The approach, that if we pass 37 it'll cost us lots of money for numerous reasons, regulation and that companies will have to charge more to raise money to comply and for lawsuits etc., reminds me of the argument against fighting for higher wages or any social advances. It's obvious the bosses dreamed up that idea. If we do that the bosses will be forced to raise prices they say. This is a no brainer though as bosses, if they can, will raise prices any time the market can bear it. Supply and demand determines whether or not the boss can raises prices, not personal whim.  If the market can't absorb it, then the they eat it in profits.  In other words, their income will be reduced instead of ours.

If 37 passes, the corporations may well try with the help of their political parties and cooperation from the trade Union officialdom, to make us pay for some or part of any cost increases they incur. So simply passing legislation doesn't guarantee much in and of itself.  The struggle against the bosses goes on perpetually and our tactics in that class war also have to change according to the balance of forces and the nature of the war.
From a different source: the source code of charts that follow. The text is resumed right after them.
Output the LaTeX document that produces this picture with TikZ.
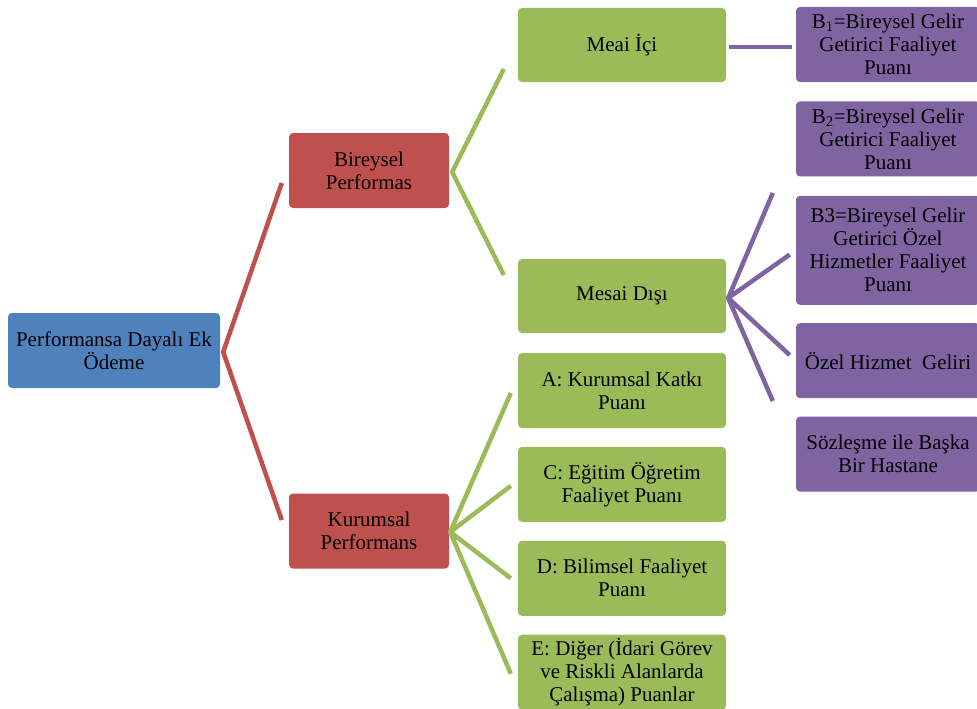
\documentclass[tikz,border=0pt]{standalone}
\usepackage{fontspec}
\setmainfont{Liberation Serif}
\usepackage{tikz}
\usetikzlibrary{calc}
\usetikzlibrary{positioning}

\definecolor{rootblue}{HTML}{4F81BD}
\definecolor{midred}{HTML}{C0504D}
\definecolor{leafgreen}{HTML}{9BBB59}
\definecolor{subpurple}{HTML}{8064A2}

\begin{document}
\begin{tikzpicture}[x=1pt, y=-1pt,
    box/.style={rectangle, rounded corners=4pt, inner sep=0pt, align=center, font=\fontsize{21}{23}\selectfont},
    rootbox/.style={box, fill=rootblue, minimum width=212pt, minimum height=75pt},
    midbox/.style={box, fill=midred, minimum width=160pt, minimum height=75pt},
    leafbox/.style={box, fill=leafgreen, minimum width=208pt, minimum height=75pt},
    subbox/.style={box, fill=subpurple, minimum width=184pt, minimum height=75pt},
    link/.style={line width=4.5pt, line join=round}]
    \useasboundingbox (0,0) rectangle (977,709);

    \node [rootbox] (root) at (114, 350.5) {Performansa Dayalı Ek\\Ödeme};
    \node [midbox] (bire) at (369, 170.5) {Bireysel\\Performas};
    \node [midbox] (kuru) at (369, 531) {Kurumsal\\Performans};

    \node [leafbox, minimum height=74pt] (meai) at (622, 45) {Meai İçi};
    \node [leafbox, minimum height=74pt] (mesai) at (622, 296) {Mesai Dışı};
    \node [leafbox] (ka) at (622, 390.5) {A: Kurumsal Katkı\\Puanı};
    \node [leafbox, below=18.5pt of ka] (kc) {C: Eğitim Öğretim\\Faaliyet Puanı};
    \node [leafbox, below=18.5pt of kc] (kd) {D: Bilimsel Faaliyet\\Puanı};
    \node [leafbox, below=18.5pt of kd] (ke) {E: Diğer (İdari Görev\\ve Riskli Alanlarda\\Çalışma) Puanlar};

    \node [subbox] (b1) at (888, 44.5) {B\textsubscript{1}=Bireysel Gelir\\Getirici Faaliyet\\Puanı};
    \node [subbox, below=19pt of b1] (b2) {B\textsubscript{2}=Bireysel Gelir\\Getirici Faaliyet\\Puanı};
    \node [subbox, below=19pt of b2, minimum height=109pt] (b3) {B3=Bireysel Gelir\\Getirici Özel\\Hizmetler Faaliyet\\Puanı};
    \node [subbox, below=18pt of b3] (oz) {Özel Hizmet\ \ Geliri};
    \node [subbox, below=18pt of oz] (soz) {Sözleşme ile Başka\\Bir Hastane};

    \coordinate (roothub) at ([xshift=3pt, yshift=-1.5pt]root.east);
    \coordinate (birehub) at ([xshift=3pt, yshift=-1.5pt]bire.east);
    \coordinate (kuruhub) at ([xshift=1pt, yshift=-1pt]kuru.east);
    \coordinate (mesaihub) at ([xshift=2pt, yshift=-2pt]mesai.east);

    \draw [link, midred] ([xshift=-7pt, yshift=-12.5pt]bire.west) -- (roothub) -- ([xshift=-7pt, yshift=11pt]kuru.west);
    \draw [link, leafgreen] ([xshift=-14pt, yshift=-24pt]meai.west) -- (birehub) -- ([xshift=-14pt, yshift=21pt]mesai.west);
    \draw [link, leafgreen] ([xshift=-7pt, yshift=-2.5pt]ka.west) -- (kuruhub) -- ([xshift=-7pt, yshift=-1.5pt]kc.west);
    \draw [link, leafgreen] ([xshift=-7pt]kd.west) -- (kuruhub) -- ([xshift=-7pt, yshift=-1.5pt]ke.west);
    \draw [link, subpurple] ([xshift=3pt, yshift=-2pt]meai.east) -- ([xshift=-4pt, yshift=-2.5pt]b1.west);
    \draw [link, subpurple] ($(mesaihub)!0.66!(b2.west)$) -- (mesaihub) -- ($(mesaihub)!0.91!(b3.west)$);
    \draw [link, subpurple] ($(mesaihub)!0.91!(oz.west)$) -- (mesaihub) -- ($(mesaihub)!0.66!(soz.west)$);
\end{tikzpicture}
\end{document}
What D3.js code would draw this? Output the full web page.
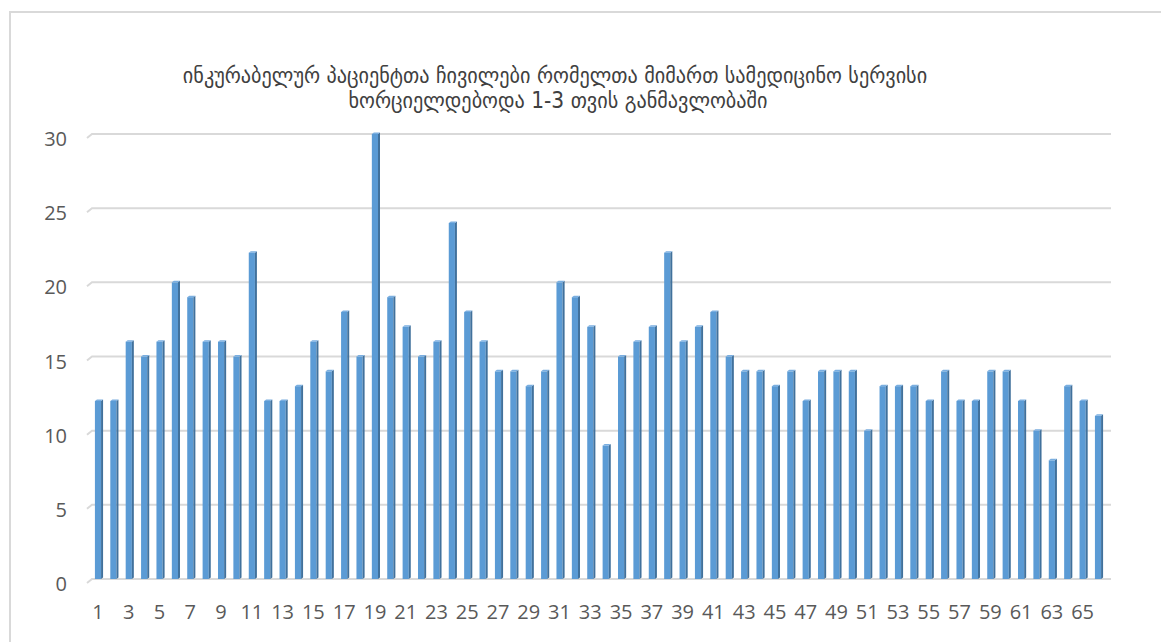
<!DOCTYPE html>
<html>
<head>
<meta charset="utf-8">
<script src="https://cdn.jsdelivr.net/npm/d3@7"></script>
<style>
  body { margin: 0; background: #fff; }
  svg { display: block; }
</style>
</head>
<body>
<div id="chart"></div>
<script>
// chart data
const titleLines = [
  "ინკურაბელურ პაციენტთა ჩივილები რომელთა მიმართ სამედიცინო სერვისი",
  "ხორციელდებოდა  1-3 თვის განმავლობაში"
];
const categories = d3.range(1, 67);
const values = [
  12, 12, 16, 15, 16, 20, 19, 16, 16, 15, 22, 12, 12, 13, 16, 14, 18, 15, 30, 19,
  17, 15, 16, 24, 18, 16, 14, 14, 13, 14, 20, 19, 17, 9, 15, 16, 17, 22, 16, 17,
  18, 15, 14, 14, 13, 14, 12, 14, 14, 14, 10, 13, 13, 13, 12, 14, 12, 12, 14, 14,
  12, 10, 8, 13, 12, 11
];
const yTicks = [0, 5, 10, 15, 20, 25, 30];

let width = 1161, height = 642;

let svg = d3.select('#chart')
  .append('svg')
  .attr('width', width)
  .attr('height', height);

// chart frame (only top and left edges show)
svg.append('path')
  .attr('d', `M10,${height + 5} V12 H${width + 5}`)
  .attr('fill', 'none')
  .attr('stroke', '#d9d9d9')
  .attr('stroke-width', 2);

let x = d3.scaleBand()
  .domain(categories)
  .range([91.3, 1106.7])
  .paddingInner(0.47)
  .paddingOuter(0.235);

let y = d3.scaleLinear()
  .domain([0, 30])
  .range([579, 134]);

// gridlines with small 3D kink at the left end
svg.append('g')
  .selectAll('path')
  .data(yTicks)
  .enter()
  .append('path')
  .attr('d', d => `M87,${y(d) + 4} L92,${y(d)} H1111`)
  .attr('fill', 'none')
  .attr('stroke', '#d9d9d9')
  .attr('stroke-width', 2);

// y labels
svg.append('g')
  .selectAll('text')
  .data(yTicks)
  .enter()
  .append('text')
  .attr('x', 67)
  .attr('y', d => y(d) + 5)
  .attr('dy', '0.35em')
  .attr('text-anchor', 'end')
  .style('font-family', '"Open Sans", sans-serif')
  .style('font-size', '20px')
  .attr('fill', '#595959')
  .text(d => d);

// x labels, every other category
svg.append('g')
  .selectAll('text')
  .data(categories.filter(c => c % 2 === 1))
  .enter()
  .append('text')
  .attr('x', d => x(d) + x.bandwidth() / 2 - 1)
  .attr('y', 612)
  .attr('dy', '0.35em')
  .attr('text-anchor', 'middle')
  .style('font-family', '"Open Sans", sans-serif')
  .style('font-size', '20px')
  .attr('fill', '#595959')
  .text(d => d);

// 3D-ish columns
let bars = svg.append('g')
  .selectAll('g')
  .data(values)
  .enter()
  .append('g');

let side = 2, depth = 1.5;

bars.append('rect')
  .attr('x', (d, i) => x(categories[i]))
  .attr('y', d => y(d))
  .attr('width', x.bandwidth() - side)
  .attr('height', d => y(0) - y(d))
  .attr('fill', '#5b9bd5');

bars.append('path')
  .attr('d', (d, i) => {
    let x0 = x(categories[i]) + x.bandwidth() - side;
    return `M${x0},${y(d)} L${x0 + side},${y(d) - depth} V${y(0) - depth} L${x0},${y(0)} Z`;
  })
  .attr('fill', '#41719c');

bars.append('path')
  .attr('d', (d, i) => {
    let x0 = x(categories[i]);
    let w = x.bandwidth() - side;
    return `M${x0},${y(d)} L${x0 + side},${y(d) - depth} H${x0 + w + side} L${x0 + w},${y(d)} Z`;
  })
  .attr('fill', '#7aaee0');

// title, two centred lines
let title = svg.append('g')
  .selectAll('text')
  .data(titleLines)
  .enter()
  .append('text')
  .attr('x', (d, i) => i === 0 ? 555 : 558)
  .attr('y', (d, i) => 75 + i * 25)
  .attr('dy', '0.35em')
  .attr('text-anchor', 'middle')
  .style('font-family', '"DejaVu Sans", sans-serif')
  .style('font-stretch', 'condensed')
  .style('font-size', '17px')
  .attr('fill', '#404040')
  .text(d => d);

// fit line 1 to the width it has in the original
let firstLine = title.filter((d, i) => i === 0).node();
let scale = 745 / firstLine.getComputedTextLength();
title.style('font-size', (17 * scale) + 'px');
</script>
</body>
</html>
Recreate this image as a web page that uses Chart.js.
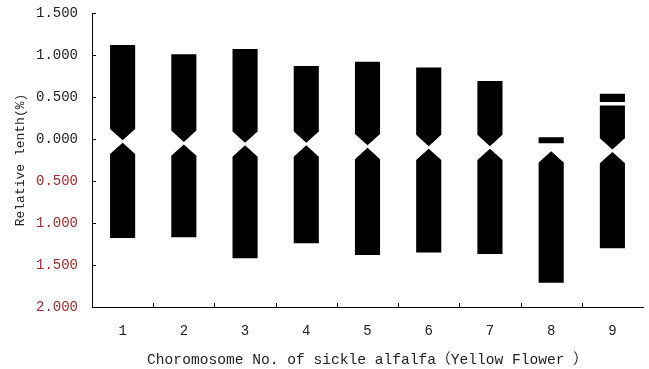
<!DOCTYPE html>
<html>
<head>
<meta charset="utf-8">
<script src="https://cdn.jsdelivr.net/npm/chart.js@4"></script>
<style>
  html, body { margin: 0; padding: 0; background: #fff; }
  #wrap { width: 649px; height: 369px; }
</style>
</head>
<body>
<div id="wrap"><canvas id="chart"></canvas></div>
<script>
// Datos del cariotipo (longitud relativa, %)
const chromosomes = ['1', '2', '3', '4', '5', '6', '7', '8', '9'];
const shortArm = [1.12, 1.01, 1.07, 0.87, 0.92, 0.85, 0.69, null, 0.40];
const longArm = [-1.18, -1.17, -1.42, -1.24, -1.38, -1.35, -1.37, -1.71, -1.30];
const centromere = [-0.03, -0.05, -0.06, -0.06, -0.09, -0.10, -0.10, -0.13, -0.14];
const satelliteTop = [null, null, null, null, null, null, null, 0.02, 0.54];
const satelliteBottom = [null, null, null, null, null, null, null, -0.05, 0.44];
const yTicks = [1.5, 1.0, 0.5, 0, -0.5, -1.0, -1.5, -2.0];

const halfWidth = 0.205;   // mitad del ancho del cromosoma
const shoulder = 0.15;     // donde empieza la muesca
const tip = 0.015;         // punta de la muesca

const mono = '"Liberation Mono", "DejaVu Sans Mono", "Noto Sans CJK SC", monospace';

function polygon(points) {
  return {
    data: points.map(p => ({ x: p[0], y: p[1] })),
    showLine: true,
    fill: 'shape',
    backgroundColor: '#000',
    borderColor: 'rgba(0,0,0,0)',
    borderWidth: 0,
    pointRadius: 0,
    pointHoverRadius: 0,
    tension: 0
  };
}

const datasets = [];
chromosomes.forEach((name, i) => {
  const x = i + 1;
  const c = centromere[i];
  // Brazo corto
  if (shortArm[i] !== null) {
    datasets.push(polygon([
      [x - halfWidth, shortArm[i]], [x + halfWidth, shortArm[i]],
      [x + halfWidth, c + shoulder], [x, c + tip],
      [x - halfWidth, c + shoulder], [x - halfWidth, shortArm[i]]
    ]));
  }
  // Brazo largo
  datasets.push(polygon([
    [x - halfWidth, c - shoulder], [x, c - tip], [x + halfWidth, c - shoulder],
    [x + halfWidth, longArm[i]], [x - halfWidth, longArm[i]], [x - halfWidth, c - shoulder]
  ]));
  // Satélite
  if (satelliteTop[i] !== null) {
    datasets.push(polygon([
      [x - halfWidth, satelliteTop[i]], [x + halfWidth, satelliteTop[i]],
      [x + halfWidth, satelliteBottom[i]], [x - halfWidth, satelliteBottom[i]],
      [x - halfWidth, satelliteTop[i]]
    ]));
  }
});

// Marcas de los ejes hacia dentro
const innerTicks = {
  id: 'innerTicks',
  afterDraw(chart) {
    const ctx = chart.ctx;
    const xs = chart.scales.x;
    const ys = chart.scales.y;
    ctx.save();
    ctx.strokeStyle = '#000';
    ctx.lineWidth = 1;
    ctx.beginPath();
    yTicks.forEach(v => {
      const py = Math.round(ys.getPixelForValue(v)) + 0.5;
      ctx.moveTo(xs.left, py);
      ctx.lineTo(xs.left + 4, py);
    });
    for (let k = 1; k < chromosomes.length; k++) {
      const px = Math.round(xs.getPixelForValue(k + 0.5)) + 0.5;
      ctx.moveTo(px, ys.bottom);
      ctx.lineTo(px, ys.bottom - 4);
    }
    ctx.stroke();
    ctx.restore();
  }
};

new Chart(document.getElementById('chart'), {
  type: 'scatter',
  data: { datasets: datasets },
  plugins: [innerTicks],
  options: {
    responsive: true,
    maintainAspectRatio: false,
    animation: false,
    events: [],
    layout: { padding: { top: 13, right: 6, left: 0, bottom: 0 } },
    plugins: {
      legend: { display: false },
      tooltip: { enabled: false }
    },
    scales: {
      x: {
        type: 'linear',
        min: 0.5,
        max: 9.5,
        afterBuildTicks: scale => {
          scale.ticks = chromosomes.map((_, i) => ({ value: i + 1 }));
        },
        afterFit: scale => {
          scale.height = 62;
          scale.paddingLeft = 0;
          scale.paddingRight = 0;
        },
        grid: { display: false, drawTicks: false },
        border: { display: true, color: '#000', width: 1 },
        ticks: {
          callback: v => chromosomes[v - 1],
          color: '#222',
          font: { family: mono, size: 14 },
          padding: 16,
          maxRotation: 0,
          autoSkip: false
        },
        title: {
          display: true,
          text: 'Choromosome No. of sickle alfalfa（Yellow Flower ）',
          color: '#222',
          font: { family: mono, size: 14.6 },
          padding: { top: 0, bottom: 0 }
        }
      },
      y: {
        type: 'linear',
        min: -2,
        max: 1.5,
        afterBuildTicks: scale => {
          scale.ticks = yTicks.map(v => ({ value: v }));
        },
        afterFit: scale => {
          scale.width = 92;
          scale.paddingTop = 0;
          scale.paddingBottom = 0;
        },
        grid: { display: false, drawTicks: false },
        border: { display: true, color: '#000', width: 1 },
        ticks: {
          callback: v => Math.abs(v).toFixed(3),
          color: ctx => ctx.tick.value < 0 ? '#a82828' : '#222',
          font: { family: mono, size: 14 },
          padding: 14
        },
        title: {
          display: true,
          text: 'Relative lenth(%)',
          color: '#222',
          font: { family: mono, size: 13 },
          padding: { top: 13, bottom: 0 }
        }
      }
    }
  }
});
</script>
</body>
</html>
Taking these giant producers under public ownership and control is one necessary step in improving the way we produce food.

But the hypocritical concern for costs to the taxpayer at some basic regulation is a joke.  We don't hear too much form them about the costs of cleaning up the environment after their factories have poisoned our communities or the trillion dollar costs of the wars abroad.

If you haven't seen it, the movie Food Inc is worth watching for a glimpse in to the dictatorship a corporation has over our economic life as well over agricultural production.

* Not so long ago Cargill was caught damping down, spraying water on grain in order for it to weigh heavier and therefore bring higher prices.